Request - All lines in the data bearing the string "this" should be identified and copied.

- - - -

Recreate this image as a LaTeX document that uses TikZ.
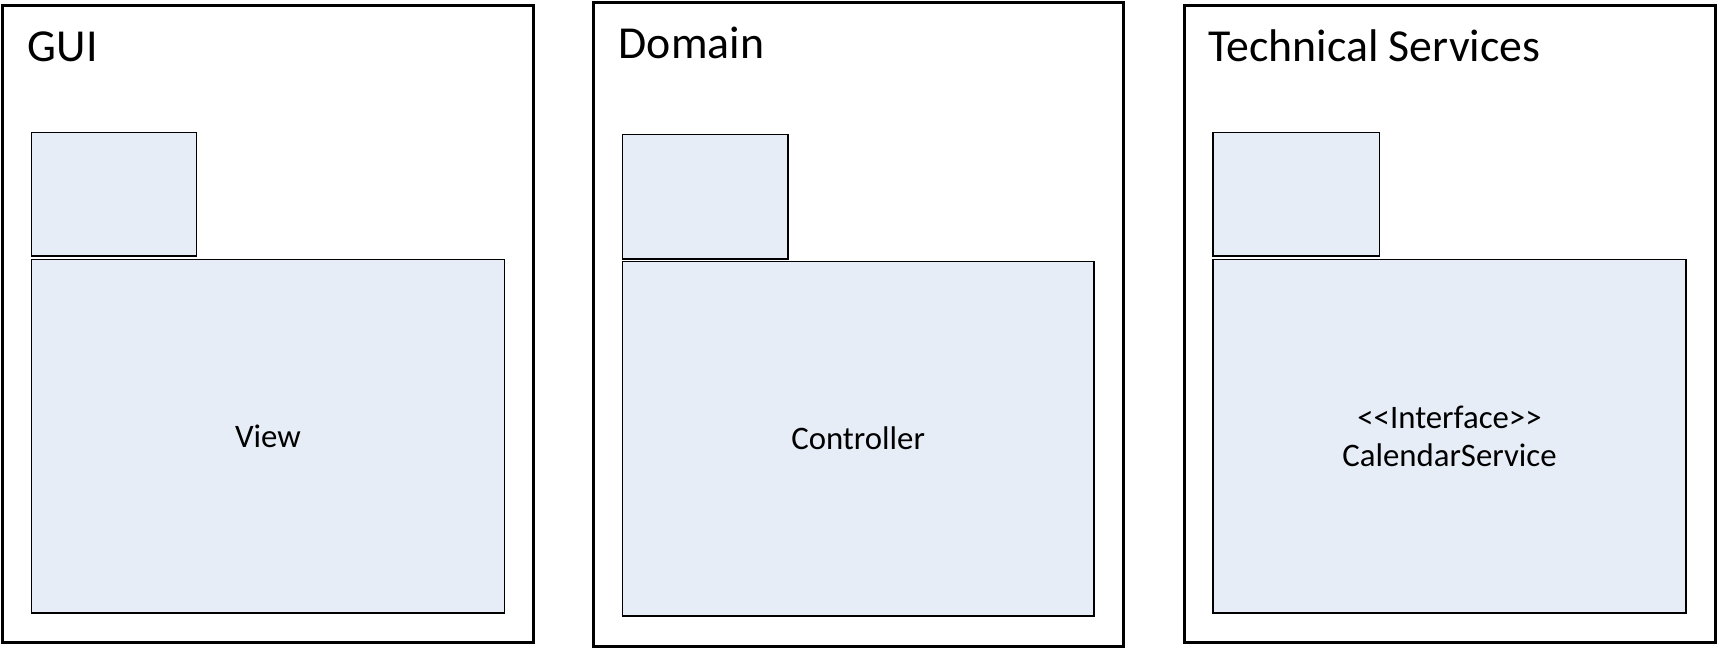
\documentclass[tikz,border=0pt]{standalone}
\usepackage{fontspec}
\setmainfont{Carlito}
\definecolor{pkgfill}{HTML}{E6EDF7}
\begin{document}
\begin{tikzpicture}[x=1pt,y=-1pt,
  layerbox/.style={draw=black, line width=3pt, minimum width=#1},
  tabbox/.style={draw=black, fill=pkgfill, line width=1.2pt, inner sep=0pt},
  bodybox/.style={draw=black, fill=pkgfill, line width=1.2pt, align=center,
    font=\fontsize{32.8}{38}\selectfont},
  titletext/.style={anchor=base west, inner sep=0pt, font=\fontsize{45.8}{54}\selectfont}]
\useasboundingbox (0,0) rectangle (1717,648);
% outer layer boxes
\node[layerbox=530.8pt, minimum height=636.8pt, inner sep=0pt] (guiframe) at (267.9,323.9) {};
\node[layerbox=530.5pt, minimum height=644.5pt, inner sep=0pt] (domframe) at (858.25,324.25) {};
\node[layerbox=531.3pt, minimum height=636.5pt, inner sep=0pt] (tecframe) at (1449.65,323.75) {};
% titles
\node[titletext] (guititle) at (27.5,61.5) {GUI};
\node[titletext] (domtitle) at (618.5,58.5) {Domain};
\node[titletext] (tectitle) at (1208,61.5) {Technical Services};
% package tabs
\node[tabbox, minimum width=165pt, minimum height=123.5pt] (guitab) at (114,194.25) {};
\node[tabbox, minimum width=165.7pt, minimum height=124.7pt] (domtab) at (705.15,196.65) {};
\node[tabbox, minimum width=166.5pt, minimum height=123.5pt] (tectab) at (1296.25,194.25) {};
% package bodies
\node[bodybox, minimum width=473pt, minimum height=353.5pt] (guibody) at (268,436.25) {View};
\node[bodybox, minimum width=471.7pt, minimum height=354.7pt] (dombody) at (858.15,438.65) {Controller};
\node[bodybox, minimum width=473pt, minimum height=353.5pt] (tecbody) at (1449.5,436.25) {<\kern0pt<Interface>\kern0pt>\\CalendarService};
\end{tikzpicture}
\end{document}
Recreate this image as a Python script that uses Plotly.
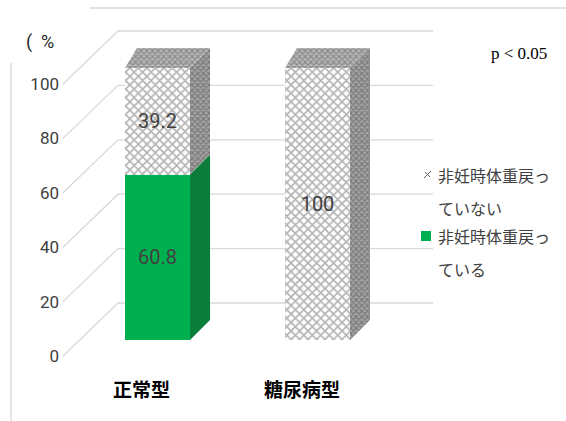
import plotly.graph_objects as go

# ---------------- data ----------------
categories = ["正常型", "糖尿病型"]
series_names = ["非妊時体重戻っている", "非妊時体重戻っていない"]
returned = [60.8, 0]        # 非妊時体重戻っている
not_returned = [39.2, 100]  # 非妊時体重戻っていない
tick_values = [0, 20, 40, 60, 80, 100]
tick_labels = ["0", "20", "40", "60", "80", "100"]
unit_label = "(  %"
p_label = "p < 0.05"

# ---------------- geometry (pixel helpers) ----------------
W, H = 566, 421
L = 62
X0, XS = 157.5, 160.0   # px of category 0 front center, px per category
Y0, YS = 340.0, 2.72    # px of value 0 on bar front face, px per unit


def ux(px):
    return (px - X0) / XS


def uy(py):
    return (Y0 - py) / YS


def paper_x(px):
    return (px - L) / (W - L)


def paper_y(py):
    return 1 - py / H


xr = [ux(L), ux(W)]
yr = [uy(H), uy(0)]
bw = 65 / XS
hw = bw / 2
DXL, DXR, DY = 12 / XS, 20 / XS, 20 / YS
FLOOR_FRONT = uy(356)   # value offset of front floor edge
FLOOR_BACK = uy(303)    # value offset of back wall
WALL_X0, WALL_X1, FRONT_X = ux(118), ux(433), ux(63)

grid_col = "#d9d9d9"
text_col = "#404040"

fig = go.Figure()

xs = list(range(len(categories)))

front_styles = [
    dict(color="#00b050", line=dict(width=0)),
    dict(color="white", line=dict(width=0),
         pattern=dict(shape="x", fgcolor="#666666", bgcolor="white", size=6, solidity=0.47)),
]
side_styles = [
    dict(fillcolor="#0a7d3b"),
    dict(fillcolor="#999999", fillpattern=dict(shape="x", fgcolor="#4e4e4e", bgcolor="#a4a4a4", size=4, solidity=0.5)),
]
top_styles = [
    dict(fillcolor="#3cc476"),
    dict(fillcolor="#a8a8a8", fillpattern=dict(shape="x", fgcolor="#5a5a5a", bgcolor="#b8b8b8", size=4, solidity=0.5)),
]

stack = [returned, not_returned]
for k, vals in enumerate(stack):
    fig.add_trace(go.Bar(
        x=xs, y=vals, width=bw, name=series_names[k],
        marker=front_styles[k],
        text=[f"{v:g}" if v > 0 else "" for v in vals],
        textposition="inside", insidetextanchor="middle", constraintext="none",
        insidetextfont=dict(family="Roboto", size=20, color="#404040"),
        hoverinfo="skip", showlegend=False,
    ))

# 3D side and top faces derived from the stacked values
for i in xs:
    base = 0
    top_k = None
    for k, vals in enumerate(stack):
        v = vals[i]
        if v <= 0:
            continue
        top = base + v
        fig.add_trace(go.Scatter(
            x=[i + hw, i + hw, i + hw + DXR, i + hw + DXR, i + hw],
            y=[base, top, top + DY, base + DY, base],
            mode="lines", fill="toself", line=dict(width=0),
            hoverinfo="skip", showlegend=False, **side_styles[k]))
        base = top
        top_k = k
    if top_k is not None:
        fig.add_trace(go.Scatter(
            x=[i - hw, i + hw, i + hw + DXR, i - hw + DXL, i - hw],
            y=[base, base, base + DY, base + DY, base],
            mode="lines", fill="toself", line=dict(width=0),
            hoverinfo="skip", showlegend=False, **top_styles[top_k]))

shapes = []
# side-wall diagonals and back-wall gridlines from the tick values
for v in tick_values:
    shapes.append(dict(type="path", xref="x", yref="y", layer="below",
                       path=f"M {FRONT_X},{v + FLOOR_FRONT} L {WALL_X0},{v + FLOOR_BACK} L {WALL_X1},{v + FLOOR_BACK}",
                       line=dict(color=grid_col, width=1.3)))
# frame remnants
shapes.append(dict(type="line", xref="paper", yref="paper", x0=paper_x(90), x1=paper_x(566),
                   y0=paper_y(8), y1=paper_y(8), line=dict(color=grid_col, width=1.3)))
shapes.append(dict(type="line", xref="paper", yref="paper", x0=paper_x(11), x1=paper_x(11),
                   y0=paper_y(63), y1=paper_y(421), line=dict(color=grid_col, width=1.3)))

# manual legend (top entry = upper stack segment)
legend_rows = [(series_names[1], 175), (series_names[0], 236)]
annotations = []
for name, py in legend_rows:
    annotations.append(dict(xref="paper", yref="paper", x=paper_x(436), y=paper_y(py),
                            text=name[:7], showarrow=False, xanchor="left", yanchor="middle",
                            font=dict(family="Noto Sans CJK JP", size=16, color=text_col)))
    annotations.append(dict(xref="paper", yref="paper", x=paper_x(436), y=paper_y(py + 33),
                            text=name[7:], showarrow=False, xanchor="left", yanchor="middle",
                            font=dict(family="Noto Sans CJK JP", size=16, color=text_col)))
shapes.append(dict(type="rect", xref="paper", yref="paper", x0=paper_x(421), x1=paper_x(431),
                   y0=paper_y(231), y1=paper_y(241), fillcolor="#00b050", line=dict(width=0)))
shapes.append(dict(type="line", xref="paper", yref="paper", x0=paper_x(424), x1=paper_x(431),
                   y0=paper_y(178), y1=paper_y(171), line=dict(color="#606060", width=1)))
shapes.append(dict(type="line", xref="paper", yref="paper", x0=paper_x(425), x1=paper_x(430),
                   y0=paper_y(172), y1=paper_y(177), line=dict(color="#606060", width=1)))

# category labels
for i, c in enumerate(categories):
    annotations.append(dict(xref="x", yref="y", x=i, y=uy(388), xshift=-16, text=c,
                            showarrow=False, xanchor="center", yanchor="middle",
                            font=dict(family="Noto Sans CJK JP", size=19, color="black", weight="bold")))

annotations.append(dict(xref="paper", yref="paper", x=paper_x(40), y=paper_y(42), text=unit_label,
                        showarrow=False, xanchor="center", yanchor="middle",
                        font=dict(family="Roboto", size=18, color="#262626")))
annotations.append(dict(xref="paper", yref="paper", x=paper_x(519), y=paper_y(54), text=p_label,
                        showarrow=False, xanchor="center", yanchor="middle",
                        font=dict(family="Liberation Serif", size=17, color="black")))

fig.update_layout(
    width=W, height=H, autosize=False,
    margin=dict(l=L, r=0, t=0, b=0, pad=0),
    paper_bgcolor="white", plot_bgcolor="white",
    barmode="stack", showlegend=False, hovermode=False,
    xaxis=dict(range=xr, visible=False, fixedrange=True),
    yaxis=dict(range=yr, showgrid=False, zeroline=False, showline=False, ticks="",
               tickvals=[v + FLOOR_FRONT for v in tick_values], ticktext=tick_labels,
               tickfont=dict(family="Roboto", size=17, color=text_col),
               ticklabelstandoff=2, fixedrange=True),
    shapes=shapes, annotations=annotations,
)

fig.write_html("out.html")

- - - -

The output -
Recreate this image as a LaTeX document that uses TikZ.
Recreate this image as a Python script that uses Plotly.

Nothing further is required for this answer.